● **SOURCE EXCERPT**

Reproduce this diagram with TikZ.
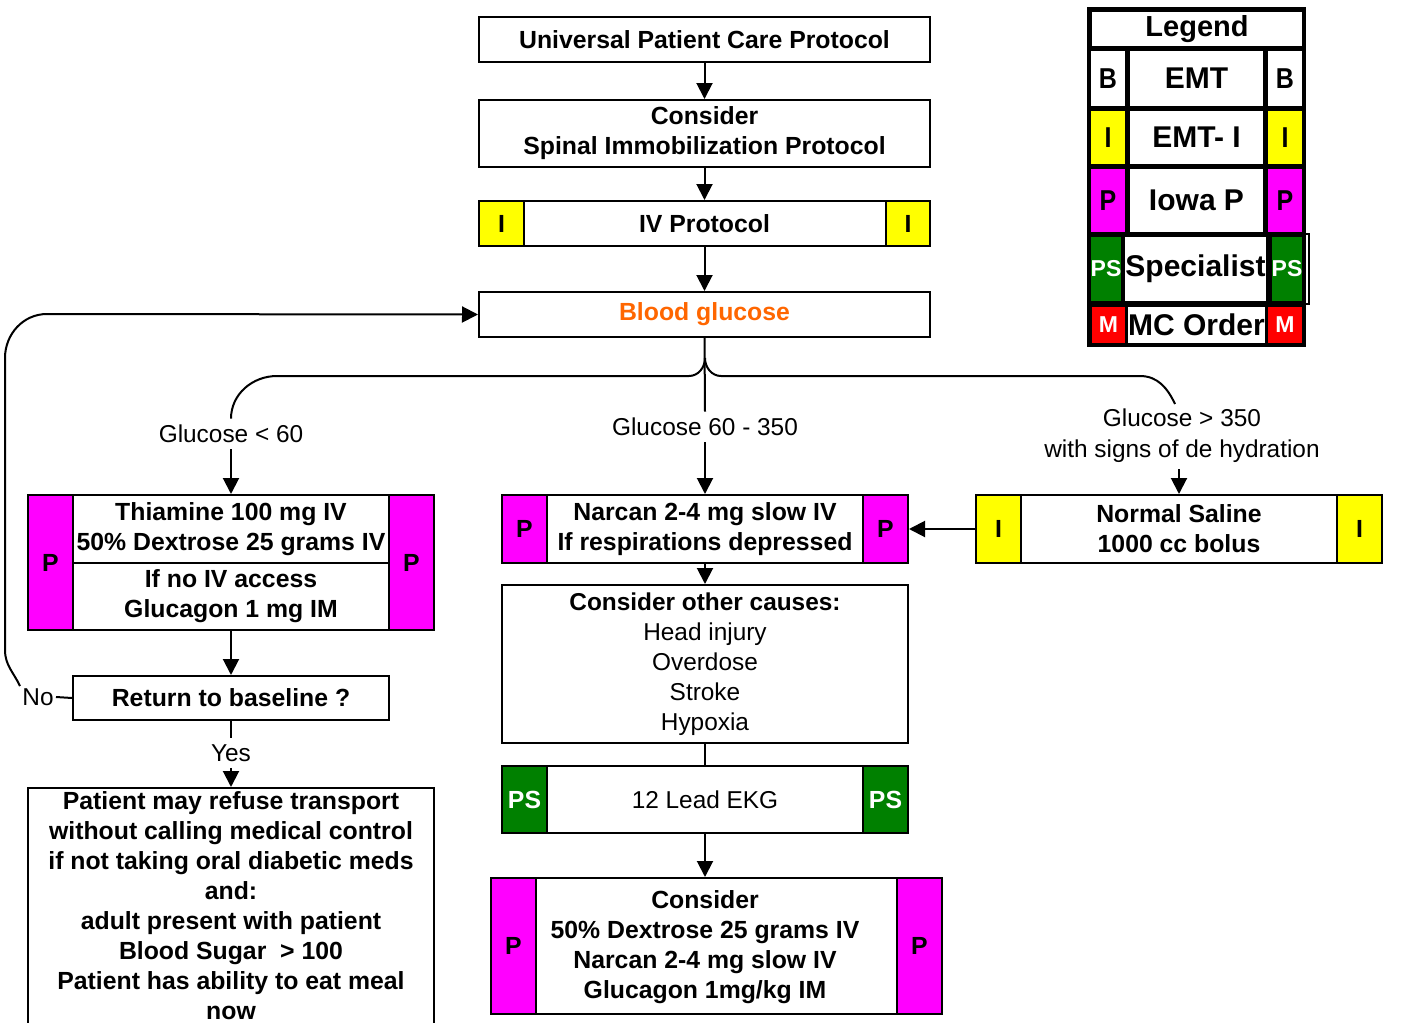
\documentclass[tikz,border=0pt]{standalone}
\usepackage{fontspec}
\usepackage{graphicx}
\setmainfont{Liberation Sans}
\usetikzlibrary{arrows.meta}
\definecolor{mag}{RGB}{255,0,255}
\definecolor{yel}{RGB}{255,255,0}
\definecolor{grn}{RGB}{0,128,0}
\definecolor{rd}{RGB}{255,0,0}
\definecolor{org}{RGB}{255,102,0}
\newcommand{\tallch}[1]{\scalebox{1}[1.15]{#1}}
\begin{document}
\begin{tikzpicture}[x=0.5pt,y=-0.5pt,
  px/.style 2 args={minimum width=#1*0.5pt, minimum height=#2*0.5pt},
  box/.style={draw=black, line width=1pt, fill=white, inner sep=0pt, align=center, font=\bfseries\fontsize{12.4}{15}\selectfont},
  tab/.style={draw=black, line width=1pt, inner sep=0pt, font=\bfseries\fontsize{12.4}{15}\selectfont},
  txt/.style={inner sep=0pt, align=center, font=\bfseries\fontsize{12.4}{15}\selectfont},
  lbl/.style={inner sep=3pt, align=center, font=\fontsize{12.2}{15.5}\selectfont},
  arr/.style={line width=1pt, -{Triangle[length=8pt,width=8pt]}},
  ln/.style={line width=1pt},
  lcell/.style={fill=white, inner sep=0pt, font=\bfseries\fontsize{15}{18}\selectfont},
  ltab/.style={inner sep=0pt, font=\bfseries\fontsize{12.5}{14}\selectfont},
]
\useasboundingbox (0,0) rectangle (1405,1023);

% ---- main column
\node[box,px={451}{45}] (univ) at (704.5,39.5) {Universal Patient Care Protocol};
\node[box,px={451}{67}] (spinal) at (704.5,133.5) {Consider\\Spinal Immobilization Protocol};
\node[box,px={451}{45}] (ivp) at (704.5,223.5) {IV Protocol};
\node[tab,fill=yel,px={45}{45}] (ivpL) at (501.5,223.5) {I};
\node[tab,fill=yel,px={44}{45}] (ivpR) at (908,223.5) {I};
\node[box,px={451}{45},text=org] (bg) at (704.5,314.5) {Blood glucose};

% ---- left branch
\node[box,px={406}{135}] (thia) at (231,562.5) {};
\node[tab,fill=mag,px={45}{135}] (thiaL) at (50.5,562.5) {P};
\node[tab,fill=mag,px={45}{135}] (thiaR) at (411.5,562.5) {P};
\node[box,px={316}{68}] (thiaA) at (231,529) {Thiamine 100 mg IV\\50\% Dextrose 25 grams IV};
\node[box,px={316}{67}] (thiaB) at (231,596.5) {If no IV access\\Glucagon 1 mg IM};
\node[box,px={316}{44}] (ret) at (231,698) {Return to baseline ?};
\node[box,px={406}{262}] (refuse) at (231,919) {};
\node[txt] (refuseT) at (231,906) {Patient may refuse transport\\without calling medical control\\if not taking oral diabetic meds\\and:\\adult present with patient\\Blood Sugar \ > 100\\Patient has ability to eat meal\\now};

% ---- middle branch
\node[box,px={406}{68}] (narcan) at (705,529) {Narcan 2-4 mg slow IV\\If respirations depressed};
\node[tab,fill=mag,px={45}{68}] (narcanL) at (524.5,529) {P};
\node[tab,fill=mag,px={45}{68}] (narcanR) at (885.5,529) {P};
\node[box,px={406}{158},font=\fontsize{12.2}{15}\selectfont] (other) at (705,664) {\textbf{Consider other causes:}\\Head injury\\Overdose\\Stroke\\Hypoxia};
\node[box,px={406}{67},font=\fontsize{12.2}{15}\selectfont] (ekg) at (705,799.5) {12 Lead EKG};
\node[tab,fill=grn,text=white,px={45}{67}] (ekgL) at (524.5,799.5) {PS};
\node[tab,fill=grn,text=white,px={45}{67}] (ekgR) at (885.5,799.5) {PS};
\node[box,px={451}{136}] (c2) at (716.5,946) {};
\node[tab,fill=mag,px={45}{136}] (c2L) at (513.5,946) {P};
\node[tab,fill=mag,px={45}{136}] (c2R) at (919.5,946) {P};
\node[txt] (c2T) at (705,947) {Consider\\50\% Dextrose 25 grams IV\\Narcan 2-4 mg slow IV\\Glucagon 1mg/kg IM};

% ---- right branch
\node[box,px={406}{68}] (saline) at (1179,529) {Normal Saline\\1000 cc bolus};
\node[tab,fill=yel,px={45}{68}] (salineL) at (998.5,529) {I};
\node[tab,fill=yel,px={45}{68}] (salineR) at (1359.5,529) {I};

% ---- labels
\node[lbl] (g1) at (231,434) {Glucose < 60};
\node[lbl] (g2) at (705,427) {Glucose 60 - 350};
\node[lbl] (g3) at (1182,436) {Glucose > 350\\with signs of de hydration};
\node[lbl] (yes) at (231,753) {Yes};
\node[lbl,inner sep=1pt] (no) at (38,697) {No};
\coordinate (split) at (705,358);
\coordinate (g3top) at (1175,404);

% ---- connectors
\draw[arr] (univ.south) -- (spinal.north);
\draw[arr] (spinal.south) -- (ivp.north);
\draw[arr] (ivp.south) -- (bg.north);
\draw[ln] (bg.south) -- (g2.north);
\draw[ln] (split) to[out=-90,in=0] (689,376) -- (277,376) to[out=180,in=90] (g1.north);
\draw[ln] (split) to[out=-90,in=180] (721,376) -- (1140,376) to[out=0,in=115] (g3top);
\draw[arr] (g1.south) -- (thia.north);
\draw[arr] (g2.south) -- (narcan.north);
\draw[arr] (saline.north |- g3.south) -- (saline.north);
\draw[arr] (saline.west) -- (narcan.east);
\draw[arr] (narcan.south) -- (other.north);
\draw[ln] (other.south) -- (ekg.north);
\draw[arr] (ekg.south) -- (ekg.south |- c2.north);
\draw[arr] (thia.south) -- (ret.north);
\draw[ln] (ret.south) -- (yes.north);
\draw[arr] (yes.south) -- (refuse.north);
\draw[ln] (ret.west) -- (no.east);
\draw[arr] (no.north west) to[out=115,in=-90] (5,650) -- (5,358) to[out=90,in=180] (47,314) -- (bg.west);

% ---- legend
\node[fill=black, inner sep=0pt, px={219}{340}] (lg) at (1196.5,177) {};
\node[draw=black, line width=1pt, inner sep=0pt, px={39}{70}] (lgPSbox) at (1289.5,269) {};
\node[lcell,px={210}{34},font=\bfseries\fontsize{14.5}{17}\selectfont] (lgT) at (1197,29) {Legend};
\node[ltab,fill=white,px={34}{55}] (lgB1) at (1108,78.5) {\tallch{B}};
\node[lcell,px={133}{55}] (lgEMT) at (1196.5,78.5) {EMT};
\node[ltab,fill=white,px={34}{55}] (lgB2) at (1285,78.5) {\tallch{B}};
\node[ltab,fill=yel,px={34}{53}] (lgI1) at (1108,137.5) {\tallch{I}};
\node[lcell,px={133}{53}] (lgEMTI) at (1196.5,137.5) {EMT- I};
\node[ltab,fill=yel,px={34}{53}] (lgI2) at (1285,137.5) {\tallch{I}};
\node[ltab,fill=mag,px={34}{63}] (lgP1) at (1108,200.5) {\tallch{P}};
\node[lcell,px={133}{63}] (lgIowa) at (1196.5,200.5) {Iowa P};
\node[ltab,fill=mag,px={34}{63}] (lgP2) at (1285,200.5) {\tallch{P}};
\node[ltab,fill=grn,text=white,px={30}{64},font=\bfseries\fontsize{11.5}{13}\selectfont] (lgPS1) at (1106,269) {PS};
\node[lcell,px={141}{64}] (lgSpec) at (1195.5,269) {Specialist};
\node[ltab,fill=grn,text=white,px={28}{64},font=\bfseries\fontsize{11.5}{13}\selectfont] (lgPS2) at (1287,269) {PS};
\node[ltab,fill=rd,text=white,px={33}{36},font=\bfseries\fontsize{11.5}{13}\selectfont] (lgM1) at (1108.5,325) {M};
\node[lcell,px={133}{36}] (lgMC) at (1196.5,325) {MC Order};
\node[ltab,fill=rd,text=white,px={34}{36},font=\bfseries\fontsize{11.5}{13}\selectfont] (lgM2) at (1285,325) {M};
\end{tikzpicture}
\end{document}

● **SHORT PROBLEM**
Your task is to restate word for word the lines from the top of the data to the line containing "(0,0) rectangle (1405,1023);", both ends included, with every picture left out.

● **FULL ANSWER**
Reproduce this diagram with TikZ.
\documentclass[tikz,border=0pt]{standalone}
\usepackage{fontspec}
\usepackage{graphicx}
\setmainfont{Liberation Sans}
\usetikzlibrary{arrows.meta}
\definecolor{mag}{RGB}{255,0,255}
\definecolor{yel}{RGB}{255,255,0}
\definecolor{grn}{RGB}{0,128,0}
\definecolor{rd}{RGB}{255,0,0}
\definecolor{org}{RGB}{255,102,0}
\newcommand{\tallch}[1]{\scalebox{1}[1.15]{#1}}
\begin{document}
\begin{tikzpicture}[x=0.5pt,y=-0.5pt,
  px/.style 2 args={minimum width=#1*0.5pt, minimum height=#2*0.5pt},
  box/.style={draw=black, line width=1pt, fill=white, inner sep=0pt, align=center, font=\bfseries\fontsize{12.4}{15}\selectfont},
  tab/.style={draw=black, line width=1pt, inner sep=0pt, font=\bfseries\fontsize{12.4}{15}\selectfont},
  txt/.style={inner sep=0pt, align=center, font=\bfseries\fontsize{12.4}{15}\selectfont},
  lbl/.style={inner sep=3pt, align=center, font=\fontsize{12.2}{15.5}\selectfont},
  arr/.style={line width=1pt, -{Triangle[length=8pt,width=8pt]}},
  ln/.style={line width=1pt},
  lcell/.style={fill=white, inner sep=0pt, font=\bfseries\fontsize{15}{18}\selectfont},
  ltab/.style={inner sep=0pt, font=\bfseries\fontsize{12.5}{14}\selectfont},
]
\useasboundingbox (0,0) rectangle (1405,1023);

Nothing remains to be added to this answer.